Given this, neither President Bush nor his supporter and erstwhile successor, John McCain, can claim bragging rights for success. The bottom line is that come November, and most probably before November, Iraq will once again be an open conflict in search of a comprehensive resolution.
In the face of all of this, it can be expected that the presumptive Republican nominee, McCain, and his allies will continue to assert the need for military victory, eschewing the type of diplomacy-led approach that was called for by the Iraq Study Group, terming this "dangerous appeasement" and "surrender in the face of terror."
The question will be, how will McCain’s Democratic challenger respond and, therefore, what will be the nature of the ensuing debate?
Given the likelihood that Iraq will once again emerge as a conflict area, and that tensions with Iran will remain or even grow, Democrats will need to take a different tack than they did five years ago when this mess began.
Because I was part of the pre-war debate, I remember too well how, when the White House pushed the buttons of fear, terrorism and national security, the Democratic leadership buckled. Not wanting to appear "weak on national security," they gave the President the resolution and support he needed to take the U.S. into this war. It was a mistake then, and it remains a mistake.
In 2003, I pressed the Democratic Party to pass a resolution opposing the war, asserting that the White House had not provided clear answers as to the reasons for the war, or made clear the costs, consequences and terms of commitment of the war. I argued that a war of choice in Iraq – without the support of the international community and with the war in Afghanistan far from resolved – was a blunder of huge proportions.
My effort failed, because several party leaders did not want to be seen as "weak on national security." Some used the tired and banal mantra "we will stand shoulder-to-shoulder with the President in defense of our country;" and others wrongly claimed that "if we give the President this, we’ll take it off the table, and be able to focus instead on the domestic issues Americans most care about." These arguments were wrong then, and are wrong now. I responded, in the end, that this debate was not about being "weak on national security," it was about being "smart on national security."
Make no mistake about it, come November, in large measure due to the failures of President Bush’s foreign policy across the Middle East, America and the world will continue to face enormous challenges: a volatile Iraq, an emboldened Iran, extremism and terrorism. In response to all of this John McCain has made his position clear. How will Democrats respond?

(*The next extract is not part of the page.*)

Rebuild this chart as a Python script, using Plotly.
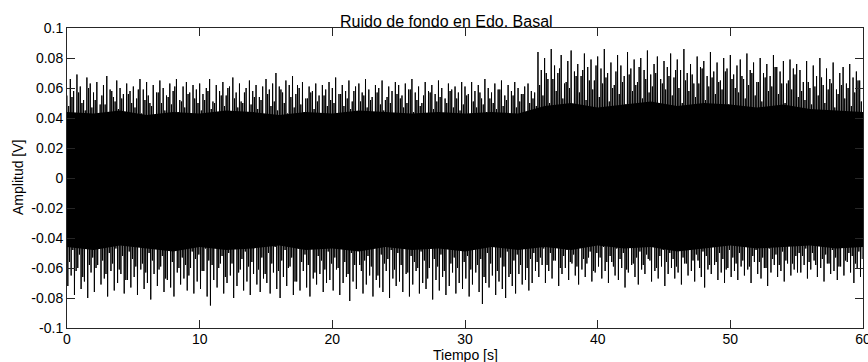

I believe that Democrats need to be as clear as John McCain, proposing a distinct and smart alternative to his call for more wars "lasting into the next century."

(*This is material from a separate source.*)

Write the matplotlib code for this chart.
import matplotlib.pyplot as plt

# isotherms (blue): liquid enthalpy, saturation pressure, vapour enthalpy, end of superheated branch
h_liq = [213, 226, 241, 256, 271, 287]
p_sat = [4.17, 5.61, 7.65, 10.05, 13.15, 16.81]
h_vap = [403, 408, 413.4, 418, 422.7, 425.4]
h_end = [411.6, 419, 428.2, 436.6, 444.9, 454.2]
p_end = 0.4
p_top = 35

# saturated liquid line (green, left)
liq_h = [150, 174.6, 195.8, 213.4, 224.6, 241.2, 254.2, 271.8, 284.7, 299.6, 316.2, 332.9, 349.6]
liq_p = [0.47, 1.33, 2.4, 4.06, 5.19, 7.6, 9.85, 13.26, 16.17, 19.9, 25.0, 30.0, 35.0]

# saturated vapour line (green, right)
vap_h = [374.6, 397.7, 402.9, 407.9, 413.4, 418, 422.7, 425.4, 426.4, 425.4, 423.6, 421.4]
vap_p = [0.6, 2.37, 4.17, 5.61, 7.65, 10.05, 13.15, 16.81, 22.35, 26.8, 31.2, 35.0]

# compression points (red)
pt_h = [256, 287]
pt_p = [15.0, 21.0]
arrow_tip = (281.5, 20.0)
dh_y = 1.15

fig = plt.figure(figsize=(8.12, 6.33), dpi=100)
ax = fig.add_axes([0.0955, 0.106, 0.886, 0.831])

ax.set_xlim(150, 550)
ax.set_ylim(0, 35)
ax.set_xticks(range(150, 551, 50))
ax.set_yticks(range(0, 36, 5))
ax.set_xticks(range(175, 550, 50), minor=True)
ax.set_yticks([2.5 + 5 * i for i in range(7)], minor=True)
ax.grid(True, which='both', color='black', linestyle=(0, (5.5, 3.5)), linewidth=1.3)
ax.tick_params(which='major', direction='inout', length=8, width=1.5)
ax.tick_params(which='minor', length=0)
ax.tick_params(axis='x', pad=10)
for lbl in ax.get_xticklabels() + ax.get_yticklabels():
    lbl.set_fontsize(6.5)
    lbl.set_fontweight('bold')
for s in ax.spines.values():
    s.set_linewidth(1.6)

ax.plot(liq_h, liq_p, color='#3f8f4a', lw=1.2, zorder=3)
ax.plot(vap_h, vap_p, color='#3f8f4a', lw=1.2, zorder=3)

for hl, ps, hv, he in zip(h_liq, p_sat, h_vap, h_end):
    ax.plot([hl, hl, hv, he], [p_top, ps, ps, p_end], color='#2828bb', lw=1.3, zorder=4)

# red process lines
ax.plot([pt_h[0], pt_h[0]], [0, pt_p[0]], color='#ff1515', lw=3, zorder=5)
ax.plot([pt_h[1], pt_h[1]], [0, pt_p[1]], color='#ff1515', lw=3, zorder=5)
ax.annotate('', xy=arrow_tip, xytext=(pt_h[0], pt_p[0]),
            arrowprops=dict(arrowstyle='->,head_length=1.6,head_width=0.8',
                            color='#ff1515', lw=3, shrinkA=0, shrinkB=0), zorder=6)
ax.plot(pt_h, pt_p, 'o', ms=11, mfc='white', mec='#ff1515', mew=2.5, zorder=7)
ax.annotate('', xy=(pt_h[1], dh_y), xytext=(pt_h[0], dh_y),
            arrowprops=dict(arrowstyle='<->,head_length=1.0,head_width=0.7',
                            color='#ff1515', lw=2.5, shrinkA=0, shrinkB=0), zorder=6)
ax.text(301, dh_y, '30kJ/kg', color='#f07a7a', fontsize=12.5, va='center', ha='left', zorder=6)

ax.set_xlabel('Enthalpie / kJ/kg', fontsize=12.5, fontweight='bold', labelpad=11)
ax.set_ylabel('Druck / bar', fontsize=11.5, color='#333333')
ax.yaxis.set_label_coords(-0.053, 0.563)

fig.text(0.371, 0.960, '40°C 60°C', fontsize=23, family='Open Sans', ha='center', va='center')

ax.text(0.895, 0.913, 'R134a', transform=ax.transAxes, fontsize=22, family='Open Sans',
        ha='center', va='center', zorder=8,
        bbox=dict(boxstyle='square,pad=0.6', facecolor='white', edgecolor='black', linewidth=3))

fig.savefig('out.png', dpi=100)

It is for this reason that I have found Barack Obama’s approach more compelling and convincing. He opposed this war from the beginning, when it was unpopular to do so, and he has endorsed a plan to end the war that embodies most of the principles recommended by the Iraq Study Group, embracing the need for aggressive diplomacy to resolve the broader region’s long-standing problems.
Because Iraq and the danger of Middle East conflict will remain an issue, it is a change in approach and a change mindset that are important. There are many good reasons to support Barack Obama’s candidacy. This is one of the best.